Her career as a teacher in an Orthodox Jewish school in North York was the first step in Naomi Greenwald’s journey to realizing her vocation. As a first grade teacher, Greenwald says she saw a need for a clinical child psychologist. In response to that need, Greenwald decided to pursue a bachelor’s degree in psychology at York University so that she could learn how to help children in her community.
Now, after juggling her studies with a half-time teaching commitment, Greenwald has graduated at the top of her class and is the Faculty of Health’s Governor General Academic Medal winner at the undergraduate level. Thrilled with the recognition of her hard work, Greenwald is also pragmatic about the huge personal commitment needed to achieve such stellar results while carrying a heavy work load. “Passion is what has kept me going, but there is also a lot of study, study, study,” she says with a big smile. “I guess you could say that I am driven, but to succeed it’s not just about being smart, it is also about hard work.”
Awarded for outstanding academic excellence at the undergraduate level, the Governor General’s Silver Medal is the most prestigious award given to students in Canadian universities. The medal will be presented to Greenwald by York University and will be accompanied by a personalized certificate signed by Governor General David Johnston.
The excellent reputation of York University’s psychology program was a big attraction for Greenwald as she considered her postsecondary choices. In addition, she says, many of her friends had attended York University and its multicultural community was an important factor. “I like that York University has a diverse student population and I feel very comfortable here,” she says.
There were many “Aha!” moments during her years as an undergraduate student. A profile of her in a 2008 top undergrad achievers edition of YorkU magazine confirmed in Greenwald’s mind that she was on the right path and accomplishing what she had set out to do. Another “Aha!” moment came when she had to decide between a bachelor of science degree and a bachelor of arts degree in psychology. “York University offers both options,” she explains. “I had to choose and I think I was scared by some of the science courses, particularly calculus. I did well on the tests and it confirmed in my mind that I could do this and do the route that was harder.”
In addition to her silver medal, Greenwald is also the recipient of the York University Faculty Association Undergraduate Scholarship and the York University Continuing Student Scholarship, and she was named a Maternal-Child Health Undergraduate scholar.

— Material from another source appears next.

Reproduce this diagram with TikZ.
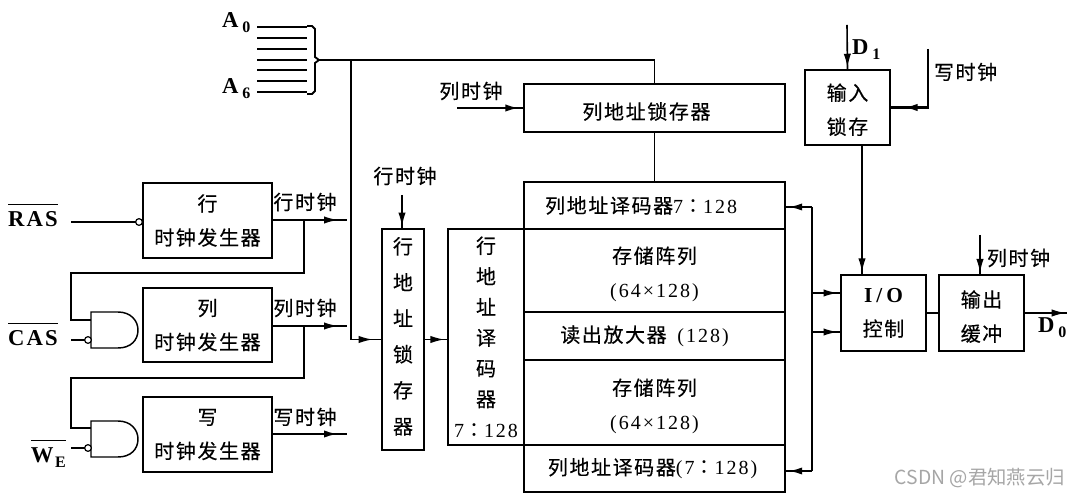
\documentclass[tikz,border=0pt]{standalone}
\usepackage{fontspec}
\setmainfont{Liberation Serif}
\newfontfamily\cjk[LetterSpace=8,FakeBold=0.35]{Noto Sans CJK SC}
\newfontfamily\cjkcolon{Noto Sans CJK TC}
\newfontfamily\lat[LetterSpace=10]{Liberation Serif}
\newfontfamily\wmfont{Noto Sans CJK SC}
\usetikzlibrary{arrows.meta,decorations.markings}
\newcommand{\ratio}{{\cjkcolon ：}}
\newcommand{\sbs}[1]{\kern3pt\raisebox{-3.5pt}{\fontsize{12}{12}\selectfont #1}}
\newcommand{\ovl}[1]{$\overline{\rule{0pt}{15.5pt}\hbox{#1}}$}
\tikzset{
  x=0.75pt,y=-0.75pt,
  bx/.style 2 args={draw,line width=1.4pt,minimum width=#1*0.75pt,minimum height=#2*0.75pt,inner sep=0pt,outer sep=0pt,align=center,font=\cjk\fontsize{15}{25.5}\selectfont},
  txt/.style={inner sep=0pt,outer sep=0pt,font=\cjk\fontsize{15}{18}\selectfont},
  ltr/.style={inner sep=0pt,outer sep=0pt,font=\lat\bfseries\fontsize{17}{18}\selectfont},
  wire/.style={line width=1.2pt,line join=miter},
  thk/.style={line width=1.7pt},
  tipat/.style={decoration={markings,mark=at position #1 with {\arrow{Latex[length=10.5pt,width=5.5pt]}}},postaction={decorate}},
  bub/.style={draw,circle,line width=0.9pt,fill=white,minimum size=5pt,inner sep=0pt,outer sep=0pt},
  gate/.style={line width=1.1pt,fill=white}
}
\begin{document}
\begin{tikzpicture}
\path[use as bounding box,fill=white] (0,0) rectangle (1078,498);

% address inputs
\node[ltr,anchor=base west] (a0) at (222,28) {A\sbs{0}};
\node[ltr,anchor=base west] (a6) at (222,94) {A\sbs{6}};
\coordinate (tip) at (319,60);
\foreach \yy in {27,70,81,92} \draw[thk] (257,\yy) -- (307,\yy);
\foreach \yy in {38,49,60} \draw[wire] (257,\yy) -- (307,\yy);
\draw[wire,line width=1.4pt] (307,26) -- (312,26) -- (315,29) -- (315,57) -- (tip) -- (315,63) -- (315,91) -- (312,94) -- (307,94);

% clock generators
\node[bx={129}{75}] (rowgen) at (207.5,220.5) {行\\时钟发生器};
\node[bx={129}{74}] (colgen) at (207.5,325) {列\\时钟发生器};
\node[bx={129}{75}] (wrgen) at (207.5,434.5) {写\\时钟发生器};

% row latch and decoder
\node[bx={42}{221},font=\cjk\fontsize{15}{27}\selectfont] (latch) at (403,339.5) {行\\地\\址\\锁\\存\\器\rule[-6pt]{0pt}{0pt}};
\node[bx={76}{216},font=\cjk\fontsize{15}{23}\selectfont] (rowdec) at (486,337) {行\\地\\址\\译\\码\\器\\{\lat 7\ratio 128}};

% memory block
\node[bx={261}{48}] (collatch) at (654.5,108) {\rule{0pt}{18pt}列地址锁存器\hspace{12pt}};
\node[bx={261}{47}] (coldectop) at (654.5,205.5) {列地址译码器{\lat 7\ratio 128}\hspace{20pt}};
\node[bx={261}{83}] (arr1) at (654.5,270.5) {\rule{0pt}{18pt}存储阵列\\{\lat (64×128)}};
\node[bx={261}{48}] (sense) at (654.5,336) {读出放大器\kern8pt{\lat (128)}\hspace{15pt}};
\node[bx={261}{85}] (arr2) at (654.5,402.5) {\rule{0pt}{18pt}存储阵列\\{\lat (64×128)}};
\node[bx={261}{47}] (coldecbot) at (654.5,468.5) {列地址译码器{\lat (7\ratio 128)}\hspace{3pt}};

% I/O
\node[bx={85}{75}] (inlatch) at (847.5,107.5) {\rule{0pt}{16pt}输入\\锁存};
\node[bx={85}{76}] (io) at (883.5,313) {{\lat\bfseries\fontsize{16}{18}\selectfont I\kern3pt/\kern3pt O}\\控制};
\node[bx={85}{76}] (outbuf) at (981.5,313) {\rule{0pt}{18pt}输出\\缓冲};

% gates
\draw[gate] (91,312) -- (118,312) .. controls (131,312) and (138,321) .. (138,330) .. controls (138,340) and (131,348) .. (118,348) -- (91,348) -- cycle;
\draw[gate] (91,421) -- (118,421) .. controls (131,421) and (138,430) .. (138,439) .. controls (138,449) and (131,457) .. (118,457) -- (91,457) -- cycle;

% signal labels
\node[ltr,anchor=base west] (ras) at (8,227) {\ovl{RAS}};
\node[ltr,anchor=base west] (cas) at (8,346) {\ovl{CAS}};
\node[ltr,anchor=base west] (we) at (31,463) {\ovl{W\kern-2pt\sbs{E}}};
\node[bub] (b0) at (139,222) {};
\node[bub] (b1) at (88,340) {};
\node[bub] (b2) at (88,448) {};
\draw[thk] (71,222) -- (b0);
\draw[wire] (71,340) -- (b1);
\draw[wire] (71,448) -- (b2);

% clock outputs and feedback
\coordinate (r1) at (347,220);
\coordinate (c1) at (347,326);
\coordinate (w1) at (347,434);
\draw[wire,tipat=0.88] (rowgen.east |- r1) -- (r1);
\draw[wire,tipat=0.88] (colgen.east |- c1) -- (c1);
\draw[thk,tipat=0.88] (wrgen.east |- w1) -- (w1);
\draw[wire] (304,220) -- (304,273) -- (71,273) -- (71,320) -- (91,320);
\draw[wire] (304,326) -- (304,378) -- (71,378) -- (71,428) -- (91,428);
\node[txt] (l1) at (305,202) {行时钟};
\node[txt] (l2) at (305,308) {列时钟};
\node[txt] (l3) at (305,417) {写时钟};

% address bus
\coordinate (br) at (351,60);
\draw[wire] (tip) -- (collatch.north |- tip) -- (collatch.north);
\draw[wire,tipat=0.97] (br) |- (latch.west);
\draw[wire,tipat=0.85] (latch.east) -- (rowdec.west |- latch.east);
\draw[wire] (collatch.south) -- (coldectop.north);

% row clock above latch, column clock at column latch
\node[txt] (l4) at (405,176) {行时钟};
\coordinate (rc) at (402,195);
\draw[wire,tipat=0.93] (rc) -- (rc |- latch.north);
\node[txt] (l5) at (471,91) {列时钟};
\coordinate (cc) at (457,108);
\draw[thk,tipat=0.93] (cc) -- (collatch.west);

% data input
\coordinate (d1) at (847,25);
\node[ltr,anchor=base west] (dl) at (852,55) {D\sbs{1}};
\draw[wire,tipat=0.95] (d1) -- (inlatch.north);
\coordinate (wc) at (928,49);
\draw[thk,tipat=0.86] (wc) |- (inlatch.east);
\node[txt,anchor=west] (l6) at (934,72) {写时钟};
\coordinate (il) at (862,145);
\draw[wire,tipat=0.98] (il) -- (il |- io.north);

% bus to I/O
\coordinate (bt) at (812,207);
\coordinate (bb) at (812,471);
\coordinate (i1) at (841,293);
\coordinate (i2) at (841,332);
\draw[thk] (bt) -- (bb);
\draw[thk,tipat=0.88] (bt) -- (coldectop.east |- bt);
\draw[thk,tipat=0.88] (bb) -- (coldecbot.east |- bb);
\draw[wire,tipat=0.88] (bt |- i1) -- (i1);
\draw[wire,tipat=0.88] (bt |- i2) -- (i2);

% output
\draw[wire] (io.east) -- (outbuf.west);
\coordinate (oc) at (980,235);
\draw[wire,tipat=0.95] (oc) -- (oc |- outbuf.north);
\node[txt,anchor=west] (l7) at (987,258) {列时钟};
\coordinate (d0) at (1067,313);
\draw[wire,tipat=0.97] (outbuf.east) -- (d0);
\node[ltr,anchor=base west] (dz) at (1038,333) {D\sbs{0}};

% watermark
\node[inner sep=0pt,text=black!35,font=\wmfont\fontsize{14.5}{16}\selectfont,anchor=east] (wm) at (1065,478) {CSDN @君知燕云归};
\end{tikzpicture}
\end{document}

Greenwald dreams of one day having her own private practice. Her experience and understanding gained by growing up and working within the Orthodox Jewish community means she will be able to offer a special dimension to her work as a clinical child psychologist. Another passion for her is the desire to assist families coping with the grief that follows the death of a child.
She’s already begun work on the next stage in her journey to realizing that dream as she pursues a master’s degree in child psychology at the Ontario Institute for Studies in Education, this time as a full-time student.